Riobaldo compreende, então, que seô Habão, se pudesse, transformaria todo o bando de Zé Bebelo em seus jornaleiros “para capinar e roçar, e colher”. O que ele queria era ter todos como escravos, era essa a “natureza dele”. Em suma, era um homem que “cumpria sua sina”, a qual era “reduzir tudo a conteúdo”. Se alegrava com a repetição (ou acumulação): “vinte, trinta carros de milho”, “os mil alqueires de arroz”. Era um outro tipo de dono, que não dava ordens com o carisma e a autoridade de um chefe de jagunços, mas “de maneira costumeira e surda”. E era obedecido por “Cada pessoa, cada bicho, cada coisa”.
Vou encurtar a prosa.

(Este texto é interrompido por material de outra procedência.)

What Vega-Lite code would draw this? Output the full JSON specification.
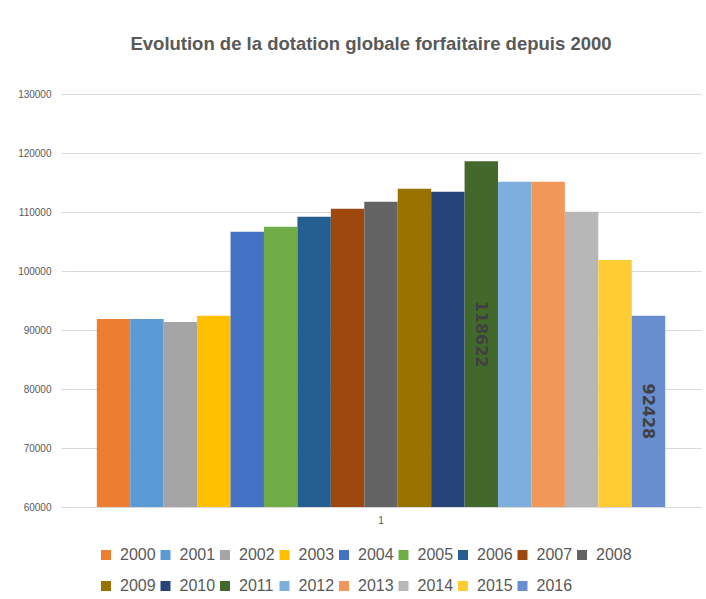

Decerto Rosa não queria fazer discurso político, coisa a que era avesso. Mas não há a menor dúvida de que podemos reconhecer em seô Habão traços do capitalismo tupiniquim: antes de mais nada a herança do passado escravista (“seô” é uma corruptela de “sinhô”). Ele é o dono da terra e, por isso, o dono do poder que dispõe de homens armados a seu serviço. Completam o quadro a indiferença brutal quanto às condições dos trabalhadores, a exploração selvagem, sem peias. E, também, elementos mais gerais, como a acumulação e a busca do lucro.
Creio que o elemento central da lógica capitalista é a transformação de tudo e de todos em mercadoria. Ora, nada explicita melhor o caráter anticapitalista do “causo de seô Habão” do que a ideia de que ele buscava “reduzir tudo a conteúdo”. Quando Riobaldo toma a decisão final de fazer o pacto, logo depois de conhecer o fazendeiro, ele se pergunta: “Pensei naquele seô Habão que nem um transtorno?”.
É por isso que Willi Bolle afirma, em seu livro grandesertao.br que Riobaldo não fez um pacto com o diabo, e sim com a classe dominante.